Fresh off its censure of Councilmember Michele Padilla for misusing city funds, Stockton’s City Council voted recently to streamline the process for reprimanding its members — a process newly elected councilmembers will inherit in January.

The council voted unanimously Nov. 19 to rewrite its handbook on the censure process, giving the mayor more leeway to decide which members investigate alleged misconduct, among other changes. Much of the policy’s original wording also has been updated. 

“I think we should be leading the charge and being an example of good government,” Councilmember Kimberly Warmsley, who represents south Stockton, told Stocktonia by phone last week.

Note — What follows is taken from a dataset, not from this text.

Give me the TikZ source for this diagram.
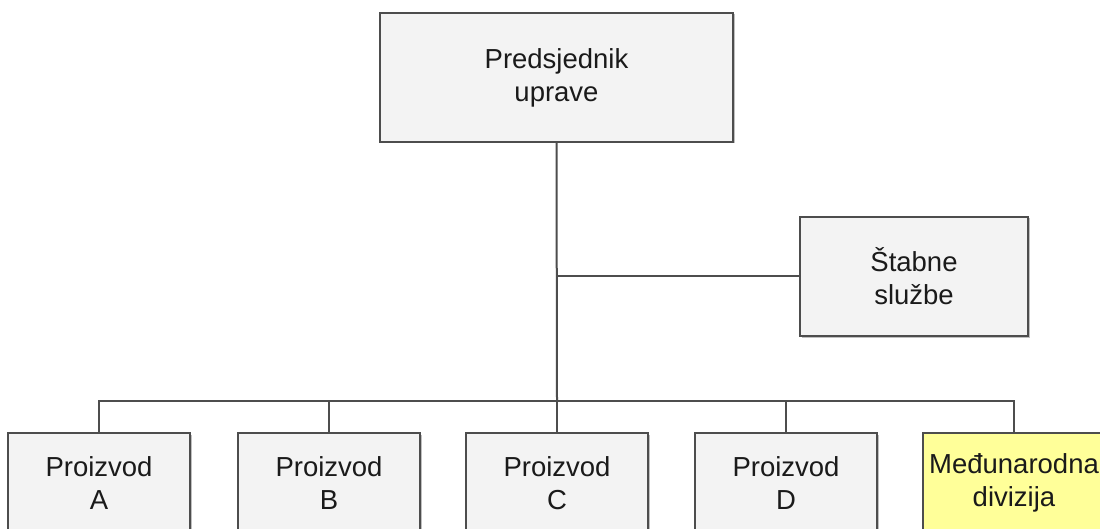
\documentclass[tikz,border=0pt]{standalone}
\usepackage{fontspec}
\setmainfont{Liberation Sans}
\usetikzlibrary{shadows}
\definecolor{boxfill}{HTML}{F3F3F3}
\definecolor{boxline}{HTML}{4D4D4D}
\definecolor{yellowfill}{HTML}{FFFF99}
\definecolor{txt}{HTML}{1A1A1A}
\tikzset{
  orgbox/.style={draw=boxline, line width=2pt, fill=boxfill, align=center,
    text=txt, font=\fontsize{27.5}{33}\selectfont, inner sep=0pt,
    drop shadow={shadow xshift=1.5pt, shadow yshift=-1.5pt, fill=black, opacity=0.25}},
  bottombox/.style={orgbox, minimum width=182pt, minimum height=100pt},
  conn/.style={draw=boxline, line width=2pt}
}
\begin{document}
\begin{tikzpicture}[x=1pt,y=-1pt]
\useasboundingbox (0,0) rectangle (1100,529);
\clip (0,0) rectangle (1100,529);
\fill[white] (0,0) rectangle (1100,529);
\node[orgbox, minimum width=353pt, minimum height=129pt] (top) at (556.5,77.5) {Predsjednik\\uprave};
\node[orgbox, minimum width=228pt, minimum height=119pt] (stab) at (914,276.5) {Štabne\\službe};
\node[bottombox] (pa) at (99,483) {Proizvod\\A};
\node[bottombox] (pb) at (329,483) {Proizvod\\B};
\node[bottombox] (pc) at (557,483) {Proizvod\\C};
\node[bottombox] (pd) at (786,483) {Proizvod\\D};
\node[bottombox, fill=yellowfill] (pe) at (1014,483) {Međunarodna\\divizija};
\coordinate (bus) at (557,401);
\draw[conn] (top.south) -- (bus);
\draw[conn] (stab.west) -- (stab.west -| top.south);
\draw[conn] (pa.north) |- (bus);
\draw[conn] (pb.north) |- (bus);
\draw[conn] (pc.north) -- (bus);
\draw[conn] (pd.north) |- (bus);
\draw[conn] (pe.north) |- (bus);
\end{tikzpicture}
\end{document}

Amendments to the council’s policy sailed through with no discussion as part of the meeting’s consent agenda, where multiple items are typically approved on a single vote unless a member requests to “pull” an item out for separate consideration.

Changes to the council’s censure policy came one week after councilmembers unanimously censured north Stockton representative Padilla for using more than $10,000 in City Council discretionary money on a cookout that took on political overtones when five candidates running in the 2024 election season spoke onstage. City rules state that discretionary money can’t be used for politics.

Mayor Kevin Lincoln was absent from the vote, and Padilla was barred from voting per censure rules. 

Padilla has insisted the event was never meant to be political

“I had no intention, no motivation,” she said at the earlier hearing, calling the censure “a desperate attempt to undermine myself for political gain.” 

Her colleagues said the censure wasn’t personal but about following rules for protecting public money.

Padilla is the only member of the City Council to be censured since the policy was created in December 2013, a keyword search through archived Stockton City Council agendas shows. However, former Stockton Mayor Anthony Silva was slapped with a “resolution of admonishment” by the council that same month as a public condemnation for “releasing confidential information from closed session discussions concerning the appointment of a city manager.” 

Two weeks later, the council approved a new censure policy and process. The policy has been updated only one other time since its inception.

Padilla supported the recent amendments to the council’s censure policy. 

“I didn’t have any problems with it. You know, I agreed with it,” she told Stocktonia by phone Monday.

The District 1 councilor’s censure will likely be the last before four new members take their places on the dais at the beginning of the new year. Mayor-elect Christina Fugazi and soon-to-be representatives Mariela Ponce, Mario Enríquez  and Jason Lee of Districts 2, 4 and 6, respectively, will be sworn in Jan. 7, a city spokesperson said.

Councilmembers Michael Blower and Brando Villapudua of Districts 3 and 5, as well as Padilla, are not up for reelection until 2026.

The censure rules the new council will inherit differ from those that shaped Padilla’s case in several key ways.

First, the old rules were “convoluted” when it came to deciding which councilmembers will investigate alleged wrongdoing that could bring about a censure, Blower told Stocktonia.

In even-numbered years, the mayor had to pick councilmembers from even-numbered districts — excluding the accusers and accused — to sit on a three-person investigating committee, the policy shows. Odd years would get odd-district picks. 

The rule was “weird,” Blower said, and “couldn’t be enacted if you had the wrong mix of people” in a given year.

Under the new policy, the mayor can pick any three councilmembers except the accusers and accused. If the mayor is among them, the vice-mayor decides.

When asked, two councilmembers said it’s possible this flexibility could let a future mayor pick the committee in hopes of swaying the outcome of a censure vote.

But “there could be cloudy judgment in every decision that you make, depending who the person is,” Warmsley said. Blower explained that he didn’t see a way around the mayor’s-choice approach.

The new rules also set rough deadlines to move the censure process forward, where the old rules had few. And the new approach includes a broader vision of what conduct the council thinks deserves rebuke.

Censure may follow if a councilmember “negligently, intentionally, or willfully (violates) a law, regulation, City policy, or the City Code of Ethics,” the new rules say. The old definition mentioned neither regulations nor ethics.

“In the political climate that we’re in — especially when we’re looking at money from the school district that’s still missing and unaccounted for — there has to be transparency and accountability within our city level,” Warmsley said.

Some parts of the censure rules will remain the same. For example, the process still must start with two councilmembers making their case for censuring a colleague in a letter to the city clerk. In August, Villapudua and Blower initiated the censure process against Padilla following this format.

The council also still has the option to dismiss the matter before investigation. And censure can still only happen after a  public hearing and a majority vote of councilmembers who are not the subject of the complaint nor those making the complaint.

Under the city’s discretionary fund policy, Padilla could face consequences beyond the censure process, such as losing city reimbursement, civil penalties or criminal investigation. 

The council has not sent Padilla’s case to the San Joaquin County district attorney’s office for possible investigation, a city spokesperson said. Nor has it pursued other consequences.